** BEGIN ROWS **

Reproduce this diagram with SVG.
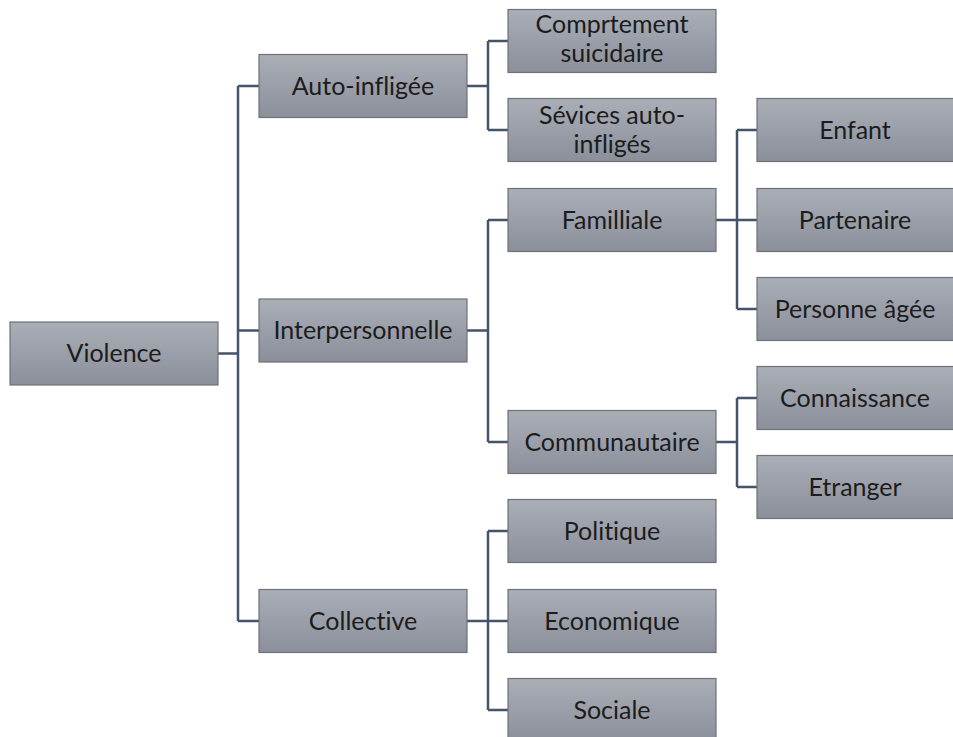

** END ROWS **
** BEGIN ROWS **

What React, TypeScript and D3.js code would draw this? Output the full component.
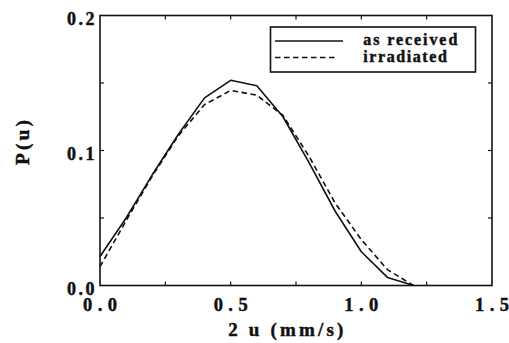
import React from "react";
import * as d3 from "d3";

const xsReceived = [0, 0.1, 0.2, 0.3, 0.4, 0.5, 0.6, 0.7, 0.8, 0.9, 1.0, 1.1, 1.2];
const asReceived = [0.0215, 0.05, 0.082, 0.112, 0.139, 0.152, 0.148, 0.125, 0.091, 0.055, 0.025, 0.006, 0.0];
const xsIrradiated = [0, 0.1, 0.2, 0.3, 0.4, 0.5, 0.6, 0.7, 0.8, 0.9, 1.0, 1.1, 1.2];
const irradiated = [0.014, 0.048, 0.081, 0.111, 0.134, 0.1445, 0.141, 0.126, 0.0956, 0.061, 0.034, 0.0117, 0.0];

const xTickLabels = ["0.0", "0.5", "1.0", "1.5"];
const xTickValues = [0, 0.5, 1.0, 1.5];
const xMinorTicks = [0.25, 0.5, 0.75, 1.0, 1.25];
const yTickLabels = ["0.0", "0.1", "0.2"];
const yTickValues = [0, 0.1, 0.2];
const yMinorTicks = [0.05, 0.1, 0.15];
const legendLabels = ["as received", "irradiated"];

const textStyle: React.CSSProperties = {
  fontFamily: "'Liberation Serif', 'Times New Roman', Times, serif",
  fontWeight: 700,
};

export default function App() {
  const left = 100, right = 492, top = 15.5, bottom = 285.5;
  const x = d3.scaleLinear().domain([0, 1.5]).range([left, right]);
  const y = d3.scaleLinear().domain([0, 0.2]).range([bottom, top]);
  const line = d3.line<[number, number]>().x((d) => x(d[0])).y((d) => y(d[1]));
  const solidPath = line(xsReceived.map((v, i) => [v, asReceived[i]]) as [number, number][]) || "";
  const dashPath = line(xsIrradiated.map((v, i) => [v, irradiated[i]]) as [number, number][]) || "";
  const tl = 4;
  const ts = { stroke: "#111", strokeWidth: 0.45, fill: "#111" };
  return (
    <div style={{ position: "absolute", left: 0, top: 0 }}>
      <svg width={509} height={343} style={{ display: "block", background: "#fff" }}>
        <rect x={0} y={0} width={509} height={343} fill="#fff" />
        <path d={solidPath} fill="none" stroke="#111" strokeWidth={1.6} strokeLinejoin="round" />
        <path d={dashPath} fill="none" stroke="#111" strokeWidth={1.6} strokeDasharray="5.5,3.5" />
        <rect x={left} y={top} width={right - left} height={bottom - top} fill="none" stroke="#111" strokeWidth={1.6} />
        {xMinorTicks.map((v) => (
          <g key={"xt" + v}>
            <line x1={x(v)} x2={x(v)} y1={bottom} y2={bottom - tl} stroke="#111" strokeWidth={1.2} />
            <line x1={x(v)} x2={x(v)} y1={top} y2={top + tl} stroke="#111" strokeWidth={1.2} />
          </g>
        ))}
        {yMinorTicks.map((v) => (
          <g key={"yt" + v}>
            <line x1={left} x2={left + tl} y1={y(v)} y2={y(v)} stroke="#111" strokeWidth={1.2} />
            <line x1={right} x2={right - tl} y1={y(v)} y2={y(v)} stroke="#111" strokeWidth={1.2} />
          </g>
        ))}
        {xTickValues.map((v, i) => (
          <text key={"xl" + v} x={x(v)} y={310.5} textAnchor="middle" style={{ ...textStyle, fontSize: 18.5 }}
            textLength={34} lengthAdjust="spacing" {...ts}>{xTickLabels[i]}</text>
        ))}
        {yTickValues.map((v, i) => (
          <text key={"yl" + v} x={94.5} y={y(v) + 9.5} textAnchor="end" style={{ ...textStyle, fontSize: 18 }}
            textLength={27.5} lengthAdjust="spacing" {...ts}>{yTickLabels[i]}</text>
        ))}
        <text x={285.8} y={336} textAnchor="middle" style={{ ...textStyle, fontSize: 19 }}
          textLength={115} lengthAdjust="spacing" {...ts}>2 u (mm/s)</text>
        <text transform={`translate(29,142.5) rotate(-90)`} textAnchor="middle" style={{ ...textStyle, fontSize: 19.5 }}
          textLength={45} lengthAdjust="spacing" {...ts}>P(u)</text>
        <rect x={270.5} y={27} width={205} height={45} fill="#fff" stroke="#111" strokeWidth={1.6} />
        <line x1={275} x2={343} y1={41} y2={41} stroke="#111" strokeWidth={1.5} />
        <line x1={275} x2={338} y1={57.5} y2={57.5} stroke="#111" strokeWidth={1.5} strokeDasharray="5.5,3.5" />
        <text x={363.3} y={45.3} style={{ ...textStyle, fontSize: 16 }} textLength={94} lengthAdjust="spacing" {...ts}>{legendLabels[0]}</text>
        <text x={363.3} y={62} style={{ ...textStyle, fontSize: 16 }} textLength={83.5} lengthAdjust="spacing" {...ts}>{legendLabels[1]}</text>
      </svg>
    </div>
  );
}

** END ROWS **
** BEGIN ROWS **

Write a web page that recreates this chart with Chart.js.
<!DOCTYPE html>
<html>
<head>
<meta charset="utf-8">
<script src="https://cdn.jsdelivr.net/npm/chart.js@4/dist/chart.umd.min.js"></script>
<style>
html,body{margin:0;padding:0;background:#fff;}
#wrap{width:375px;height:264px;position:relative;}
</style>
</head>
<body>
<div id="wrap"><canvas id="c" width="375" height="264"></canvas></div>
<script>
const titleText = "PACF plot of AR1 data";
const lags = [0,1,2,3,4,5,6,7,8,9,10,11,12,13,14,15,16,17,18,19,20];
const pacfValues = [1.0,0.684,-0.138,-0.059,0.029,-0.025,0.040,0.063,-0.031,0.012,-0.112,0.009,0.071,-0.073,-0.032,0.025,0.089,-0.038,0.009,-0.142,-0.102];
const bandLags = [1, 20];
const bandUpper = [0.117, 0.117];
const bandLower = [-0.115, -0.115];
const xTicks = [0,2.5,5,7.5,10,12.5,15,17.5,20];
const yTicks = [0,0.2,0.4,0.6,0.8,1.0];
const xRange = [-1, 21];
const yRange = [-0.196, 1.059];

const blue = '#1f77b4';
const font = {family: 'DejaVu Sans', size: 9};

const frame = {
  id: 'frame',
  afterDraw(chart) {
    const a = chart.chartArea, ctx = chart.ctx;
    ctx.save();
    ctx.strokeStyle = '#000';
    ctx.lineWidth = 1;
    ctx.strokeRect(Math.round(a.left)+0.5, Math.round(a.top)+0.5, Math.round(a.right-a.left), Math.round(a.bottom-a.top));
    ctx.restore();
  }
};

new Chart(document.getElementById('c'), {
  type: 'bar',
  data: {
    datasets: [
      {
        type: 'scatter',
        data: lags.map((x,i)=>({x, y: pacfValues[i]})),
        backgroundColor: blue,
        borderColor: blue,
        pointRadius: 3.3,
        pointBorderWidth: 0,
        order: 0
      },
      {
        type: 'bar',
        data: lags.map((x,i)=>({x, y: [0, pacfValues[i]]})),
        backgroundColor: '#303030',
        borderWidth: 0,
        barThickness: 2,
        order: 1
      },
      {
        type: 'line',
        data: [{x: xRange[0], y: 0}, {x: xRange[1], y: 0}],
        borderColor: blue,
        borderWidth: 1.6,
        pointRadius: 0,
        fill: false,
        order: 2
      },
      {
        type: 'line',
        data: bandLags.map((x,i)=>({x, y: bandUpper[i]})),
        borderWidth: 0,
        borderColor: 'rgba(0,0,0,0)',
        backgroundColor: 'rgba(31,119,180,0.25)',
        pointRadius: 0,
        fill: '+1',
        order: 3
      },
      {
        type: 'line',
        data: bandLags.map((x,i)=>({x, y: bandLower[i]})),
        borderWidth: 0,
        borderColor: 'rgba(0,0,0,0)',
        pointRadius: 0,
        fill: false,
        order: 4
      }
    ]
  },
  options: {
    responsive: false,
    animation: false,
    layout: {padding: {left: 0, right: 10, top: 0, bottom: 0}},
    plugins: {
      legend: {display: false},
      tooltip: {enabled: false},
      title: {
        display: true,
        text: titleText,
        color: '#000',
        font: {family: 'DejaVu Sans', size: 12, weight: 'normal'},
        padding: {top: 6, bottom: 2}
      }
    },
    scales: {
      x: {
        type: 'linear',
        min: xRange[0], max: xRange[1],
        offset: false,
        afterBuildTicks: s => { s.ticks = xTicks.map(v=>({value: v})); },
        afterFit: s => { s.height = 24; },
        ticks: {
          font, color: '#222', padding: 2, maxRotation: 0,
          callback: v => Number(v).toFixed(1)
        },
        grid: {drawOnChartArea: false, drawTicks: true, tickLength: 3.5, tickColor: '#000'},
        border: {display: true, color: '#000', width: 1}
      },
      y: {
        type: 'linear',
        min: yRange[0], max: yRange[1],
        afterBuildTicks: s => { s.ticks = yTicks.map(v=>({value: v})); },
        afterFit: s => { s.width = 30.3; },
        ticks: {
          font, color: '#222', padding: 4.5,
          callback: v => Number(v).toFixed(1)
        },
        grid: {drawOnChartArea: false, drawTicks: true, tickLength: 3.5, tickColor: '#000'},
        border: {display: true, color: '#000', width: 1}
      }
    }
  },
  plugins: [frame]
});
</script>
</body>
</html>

** END ROWS **

Check each line of the entries for the string "this". Copy the lines that have it.

Reproduce this diagram with SVG.
What React, TypeScript and D3.js code would draw this? Output the full component.
Write a web page that recreates this chart with Chart.js.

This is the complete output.